We demonstrated that a wind farm optimised for LCOE would not necessarily maximise profit when supplying electricity in a merchant market. In a merchant market we showed that on typical sites in a particular market:
- Adding energy storage can be attractive if storage costs become low enough.
- Overplanting is usually not attractive.
- A larger turbine rotor is attractive, and
- Modifying control and operational strategies can provide a useful small benefit.
As a result, the client is in a position to bid effectively for projects whether they are linked to a power purchase agreement, or to merchant electricity supply.
A European developer is considering bidding in an upcoming offshore wind auction. Some auctions may allow bidding at ‘zero subsidy’ (directly into the merchant electricity market), as an alternative to a fixed-price power-purchase agreement.
Supplying into the merchant electricity market means LCOE models are not sufficient to drive the best design choices for the wind farm. This is because LCOE values every MWh of electricity produced the same. In a merchant market, the price for each MWh varies significantly over time.

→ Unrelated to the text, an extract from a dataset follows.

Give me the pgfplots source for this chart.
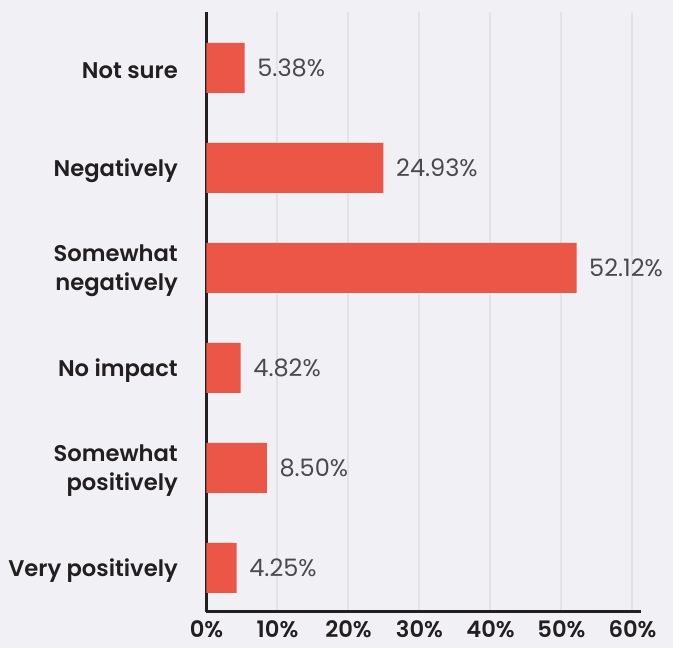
\documentclass[border=0pt]{standalone}
\usepackage{pgfplots}
\pgfplotsset{compat=1.18}
\usepackage{fontspec}
\setmainfont{Poppins}[BoldFont={* SemiBold}]
\definecolor{bg}{HTML}{F1F0F5}
\definecolor{barc}{HTML}{EC5646}
\definecolor{axisc}{HTML}{231F20}
\definecolor{gridc}{HTML}{E3E2E7}
\definecolor{valc}{HTML}{4A4A4A}
\begin{document}
\begin{tikzpicture}
\fill[bg] (-154.875pt,-27pt) rectangle (349.875pt,459pt);
\begin{axis}[
  at={(0pt,0pt)}, anchor=south west, scale only axis,
  width=325.875pt, height=450pt,
  xmin=0, xmax=61.2, ymin=-0.44, ymax=5.56,
  xbar, bar width=37.5pt, bar shift=0pt,
  axis x line*=bottom, axis y line*=left,
  axis line style={axisc, line width=2.25pt, -},
  major tick length=0pt,
  xmajorgrids, grid style={gridc, line width=1.5pt},
  xtick={0,10,...,60},
  xticklabel={\pgfmathprintnumber{\tick}\%},
  /pgf/number format/assume math mode=true,
  xticklabel style={font=\bfseries\fontsize{17}{20}\selectfont, text=axisc, yshift=-3pt},
  ytick={0,...,5},
  yticklabels={Very positively, {Somewhat\\positively}, No impact, {Somewhat\\negatively}, Negatively, Not sure},
  yticklabel style={align=right, font=\bfseries\fontsize{17}{21.75}\selectfont, text=axisc, xshift=-18pt, yshift=-2pt},
  nodes near coords={\pgfmathprintnumber[fixed, fixed zerofill, precision=2]{\pgfplotspointmeta}\%},
  nodes near coords style={font=\fontsize{18}{20}\selectfont, text=valc, anchor=west, xshift=6pt},
  clip=false,
]
\addplot[fill=barc, draw=none] coordinates {
  (4.25,0) (8.50,1) (4.82,2) (52.12,3) (24.93,4) (5.38,5)
};
\end{axis}
\pgfresetboundingbox
\path (-154.875pt,-27pt) rectangle (349.875pt,459pt);
\end{tikzpicture}
\end{document}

We collected and matched hourly offshore wind speed data and hourly electricity market price data for three representative years and derived a relationship between wind speed and average market price. We projected how that relationship would change as more wind is expected to be added to the system over the next 20 years.
Using an approach for levelized cost of energy at market price (LC-Emp), we evaluated the impact of four strategies to increase the value of electricity generated:
- Combining the wind farm with 1, 2 and 4 hours of energy storage.
- Overplanting the wind farm by 5% and 10%.
- Increasing the turbine rotor area by 10%, and
- Modifying control and operational strategies to optimise use of turbine life based on current electricity price.